3. Is associative ((a + b) + c produces the same thing as a + (b + c)) (modulo floating point weirdness)

4. Is "reversible": Knowing the end result and *one* of the inputs is sufficient to determine the value of the other input; that is, for c = a + b, knowing any two of a, b and c allows you to determine a single unambiguous value for the remaining value (numeric coercion and floating point weirdness make this not 100%, but you can at least know a value equal to other value; e.g. for c = a + b, knowing c is 5.0 and a is 1.0 is sufficient to say that b is equal to 4, even if it's not necessarily an int or float). For numbers, reversal is done with -; for sequences, it's done by slicing c using the length of a or b to "subtract" the elements that came from a/b.

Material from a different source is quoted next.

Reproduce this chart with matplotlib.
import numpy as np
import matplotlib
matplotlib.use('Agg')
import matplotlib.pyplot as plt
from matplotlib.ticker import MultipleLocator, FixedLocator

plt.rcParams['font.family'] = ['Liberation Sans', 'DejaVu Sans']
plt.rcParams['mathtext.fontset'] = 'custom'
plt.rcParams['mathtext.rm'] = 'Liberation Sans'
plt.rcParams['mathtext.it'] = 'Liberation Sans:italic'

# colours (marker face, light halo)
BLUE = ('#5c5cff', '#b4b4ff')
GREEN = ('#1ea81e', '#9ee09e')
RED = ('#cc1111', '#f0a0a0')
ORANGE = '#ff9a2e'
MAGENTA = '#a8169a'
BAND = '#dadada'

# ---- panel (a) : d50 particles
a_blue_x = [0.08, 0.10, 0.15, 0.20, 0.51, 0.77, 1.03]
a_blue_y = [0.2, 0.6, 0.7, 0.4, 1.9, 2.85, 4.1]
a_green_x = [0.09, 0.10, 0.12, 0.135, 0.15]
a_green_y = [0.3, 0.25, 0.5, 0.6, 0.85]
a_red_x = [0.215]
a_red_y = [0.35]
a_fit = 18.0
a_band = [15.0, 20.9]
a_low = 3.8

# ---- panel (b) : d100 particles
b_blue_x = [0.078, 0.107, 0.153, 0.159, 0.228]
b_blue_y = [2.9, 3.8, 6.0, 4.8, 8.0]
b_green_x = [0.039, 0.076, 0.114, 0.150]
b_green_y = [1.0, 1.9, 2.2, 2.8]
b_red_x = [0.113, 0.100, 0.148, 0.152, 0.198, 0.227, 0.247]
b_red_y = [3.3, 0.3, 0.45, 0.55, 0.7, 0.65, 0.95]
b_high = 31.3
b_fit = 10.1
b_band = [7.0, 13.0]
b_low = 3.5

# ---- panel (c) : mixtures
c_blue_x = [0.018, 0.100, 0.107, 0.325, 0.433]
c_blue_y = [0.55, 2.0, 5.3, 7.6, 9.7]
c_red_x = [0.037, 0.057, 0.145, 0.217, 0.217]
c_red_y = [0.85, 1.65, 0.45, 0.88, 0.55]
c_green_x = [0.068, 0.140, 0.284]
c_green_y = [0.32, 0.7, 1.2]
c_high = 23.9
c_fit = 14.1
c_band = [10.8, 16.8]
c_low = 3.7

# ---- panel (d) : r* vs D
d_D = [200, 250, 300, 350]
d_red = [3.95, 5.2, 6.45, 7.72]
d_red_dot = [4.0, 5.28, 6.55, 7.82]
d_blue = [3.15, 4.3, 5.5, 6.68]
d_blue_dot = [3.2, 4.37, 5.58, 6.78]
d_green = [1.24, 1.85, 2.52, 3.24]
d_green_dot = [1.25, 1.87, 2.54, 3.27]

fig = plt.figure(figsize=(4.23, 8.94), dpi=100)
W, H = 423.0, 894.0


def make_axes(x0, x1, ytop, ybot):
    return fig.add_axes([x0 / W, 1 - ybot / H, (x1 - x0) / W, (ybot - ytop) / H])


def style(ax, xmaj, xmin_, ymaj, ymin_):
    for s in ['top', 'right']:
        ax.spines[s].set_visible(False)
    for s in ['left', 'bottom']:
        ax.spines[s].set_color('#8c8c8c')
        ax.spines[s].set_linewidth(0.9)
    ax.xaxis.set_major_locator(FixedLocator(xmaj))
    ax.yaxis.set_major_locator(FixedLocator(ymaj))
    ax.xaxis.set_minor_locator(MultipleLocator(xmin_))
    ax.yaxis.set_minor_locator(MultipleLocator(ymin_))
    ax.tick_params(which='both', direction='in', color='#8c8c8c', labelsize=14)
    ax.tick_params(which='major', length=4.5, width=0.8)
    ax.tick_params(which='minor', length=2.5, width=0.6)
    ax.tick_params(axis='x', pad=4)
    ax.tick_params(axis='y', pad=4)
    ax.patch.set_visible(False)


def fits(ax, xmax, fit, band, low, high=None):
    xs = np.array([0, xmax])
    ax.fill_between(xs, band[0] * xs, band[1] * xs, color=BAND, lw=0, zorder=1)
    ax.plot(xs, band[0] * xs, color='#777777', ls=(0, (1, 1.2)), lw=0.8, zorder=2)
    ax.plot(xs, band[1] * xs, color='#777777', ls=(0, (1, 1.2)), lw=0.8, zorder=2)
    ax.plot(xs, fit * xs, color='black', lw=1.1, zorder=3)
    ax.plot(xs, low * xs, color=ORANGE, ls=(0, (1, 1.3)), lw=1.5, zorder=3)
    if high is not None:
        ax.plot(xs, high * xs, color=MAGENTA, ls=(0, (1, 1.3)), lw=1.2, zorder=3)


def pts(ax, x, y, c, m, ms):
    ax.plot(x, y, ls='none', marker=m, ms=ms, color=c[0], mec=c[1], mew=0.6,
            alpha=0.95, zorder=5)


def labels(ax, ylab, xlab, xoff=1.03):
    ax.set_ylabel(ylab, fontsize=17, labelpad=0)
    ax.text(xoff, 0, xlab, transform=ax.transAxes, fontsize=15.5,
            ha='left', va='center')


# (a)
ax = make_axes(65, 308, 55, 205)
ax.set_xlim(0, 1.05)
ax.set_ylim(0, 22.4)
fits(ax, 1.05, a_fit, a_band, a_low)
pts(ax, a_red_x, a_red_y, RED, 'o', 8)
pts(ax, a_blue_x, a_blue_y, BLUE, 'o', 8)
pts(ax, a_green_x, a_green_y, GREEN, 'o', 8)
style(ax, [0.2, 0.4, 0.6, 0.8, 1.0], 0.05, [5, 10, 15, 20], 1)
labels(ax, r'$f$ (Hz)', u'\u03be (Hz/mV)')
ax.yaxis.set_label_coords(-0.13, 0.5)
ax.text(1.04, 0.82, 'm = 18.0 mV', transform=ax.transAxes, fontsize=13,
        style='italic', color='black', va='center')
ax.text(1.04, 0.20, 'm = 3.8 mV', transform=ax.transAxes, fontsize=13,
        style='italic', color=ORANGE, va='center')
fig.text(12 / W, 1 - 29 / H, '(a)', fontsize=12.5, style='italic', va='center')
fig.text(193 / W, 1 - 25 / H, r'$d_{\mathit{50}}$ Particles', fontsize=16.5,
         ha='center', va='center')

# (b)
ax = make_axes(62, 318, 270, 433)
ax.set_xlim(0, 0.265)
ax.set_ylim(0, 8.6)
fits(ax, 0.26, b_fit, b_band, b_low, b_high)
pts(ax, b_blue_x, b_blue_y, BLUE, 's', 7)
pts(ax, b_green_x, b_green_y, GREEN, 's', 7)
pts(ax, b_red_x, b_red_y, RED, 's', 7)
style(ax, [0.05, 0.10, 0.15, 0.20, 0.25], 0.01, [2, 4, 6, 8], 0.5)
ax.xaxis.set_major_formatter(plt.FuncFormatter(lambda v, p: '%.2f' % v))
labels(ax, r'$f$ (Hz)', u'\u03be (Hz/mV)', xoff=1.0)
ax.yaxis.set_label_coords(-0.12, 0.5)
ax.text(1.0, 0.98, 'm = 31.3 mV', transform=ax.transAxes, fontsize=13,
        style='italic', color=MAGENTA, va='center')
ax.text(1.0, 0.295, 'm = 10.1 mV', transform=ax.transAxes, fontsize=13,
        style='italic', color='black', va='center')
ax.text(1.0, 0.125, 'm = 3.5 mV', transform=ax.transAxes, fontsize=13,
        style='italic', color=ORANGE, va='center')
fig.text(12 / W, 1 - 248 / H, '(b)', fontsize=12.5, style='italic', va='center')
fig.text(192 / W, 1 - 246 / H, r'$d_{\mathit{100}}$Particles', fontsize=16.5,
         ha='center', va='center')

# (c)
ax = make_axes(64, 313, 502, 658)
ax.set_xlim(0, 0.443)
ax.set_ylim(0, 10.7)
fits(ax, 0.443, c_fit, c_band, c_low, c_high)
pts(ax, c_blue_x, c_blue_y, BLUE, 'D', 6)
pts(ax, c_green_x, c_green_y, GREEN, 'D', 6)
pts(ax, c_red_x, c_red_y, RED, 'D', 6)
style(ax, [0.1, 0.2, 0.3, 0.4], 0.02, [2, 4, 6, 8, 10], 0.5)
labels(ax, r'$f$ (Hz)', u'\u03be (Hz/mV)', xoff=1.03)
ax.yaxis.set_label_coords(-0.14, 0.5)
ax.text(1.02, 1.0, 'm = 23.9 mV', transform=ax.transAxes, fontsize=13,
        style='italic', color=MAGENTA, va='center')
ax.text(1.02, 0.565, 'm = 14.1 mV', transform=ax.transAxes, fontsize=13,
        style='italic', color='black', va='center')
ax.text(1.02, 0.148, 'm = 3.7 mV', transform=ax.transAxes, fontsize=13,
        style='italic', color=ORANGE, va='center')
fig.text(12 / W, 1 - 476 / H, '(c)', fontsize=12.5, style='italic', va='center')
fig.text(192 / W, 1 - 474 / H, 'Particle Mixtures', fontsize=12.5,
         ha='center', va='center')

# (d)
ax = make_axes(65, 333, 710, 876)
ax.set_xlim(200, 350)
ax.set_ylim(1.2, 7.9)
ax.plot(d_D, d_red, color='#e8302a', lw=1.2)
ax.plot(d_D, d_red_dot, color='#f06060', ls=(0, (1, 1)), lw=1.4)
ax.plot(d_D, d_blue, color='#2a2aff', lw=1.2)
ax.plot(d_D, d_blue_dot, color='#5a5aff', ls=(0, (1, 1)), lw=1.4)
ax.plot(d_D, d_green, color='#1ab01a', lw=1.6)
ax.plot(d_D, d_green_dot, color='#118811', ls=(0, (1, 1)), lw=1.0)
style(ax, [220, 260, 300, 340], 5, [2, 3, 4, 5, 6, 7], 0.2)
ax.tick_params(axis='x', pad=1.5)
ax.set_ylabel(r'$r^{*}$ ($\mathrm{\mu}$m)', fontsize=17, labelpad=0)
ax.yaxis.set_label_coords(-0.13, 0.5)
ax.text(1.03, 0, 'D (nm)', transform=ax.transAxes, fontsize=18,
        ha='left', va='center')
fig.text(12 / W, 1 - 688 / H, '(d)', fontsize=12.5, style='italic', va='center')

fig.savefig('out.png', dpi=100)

5. (Actual addition only) Is commutative (modulo floating point weirdness); a + b == b + a

6. (Concatenation only) Is order preserving (really a natural consequence of #4, but a property that people expect)

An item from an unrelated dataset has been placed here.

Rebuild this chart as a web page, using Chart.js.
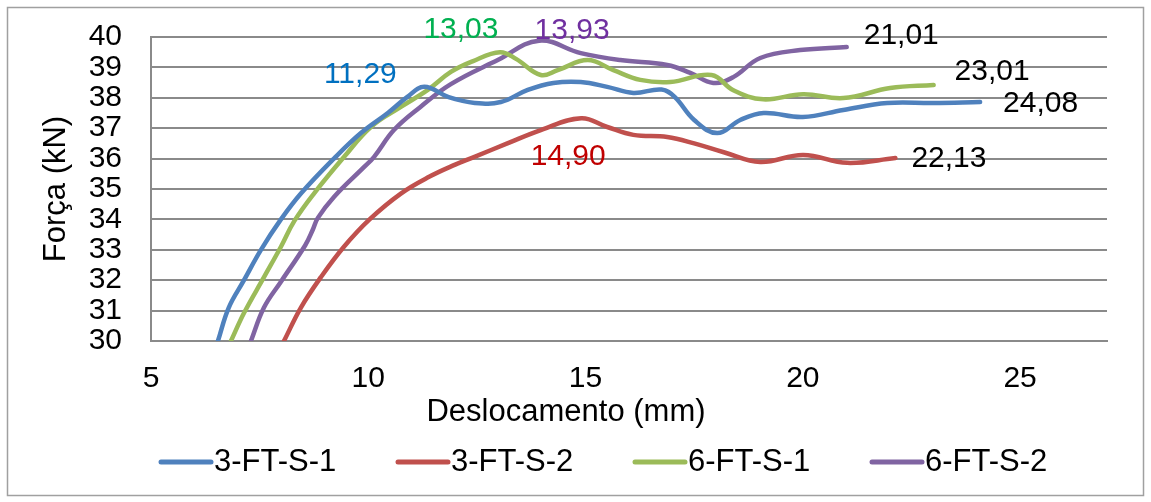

Note that these rules are consistent across most major languages that allow + to mean combine collections (the few that disagree, like Pascal, don't support | as a union operator).

Concatenation is missing element #5, but otherwise aligns with actual addition. dict merges (and set unions for that matter) violate #4 and #6; for c = a + b, knowing c and either a or b still leaves a literally infinite set of possible inputs for the other input (it's not infinite for sets, where the options would be a subset of the result, but for dicts, there would be no such limitation; keys from b could exist with any possible value in a). dicts order preserving aspect *almost* satisfies #6, but not quite (if 'x' comes after 'y' in b, there is no guarantee that it will do so in c, because a gets first say on ordering, and b gets the final word on value).

Allowing dicts to get involved in + means:

1. Fewer consistent rules apply to +;

2. The particular idiosyncrasies of Python dict ordering and "which value wins" rules are now tied to +. for concatenation, there is only one set of possible rules AFAICT so every language naturally agrees on behavior, but dict merging obviously has many possible rules that would be unlikely to match the exact rules of any other language except by coincidence). a winning on order and b winning on value is a historical artifact of how Python's dict developed; I doubt any other language would intentionally choose to split responsibility like that if they weren't handcuffed by history.

Again, there's nothing wrong with making dict merges easier. But it shouldn't be done by (further) abusing +.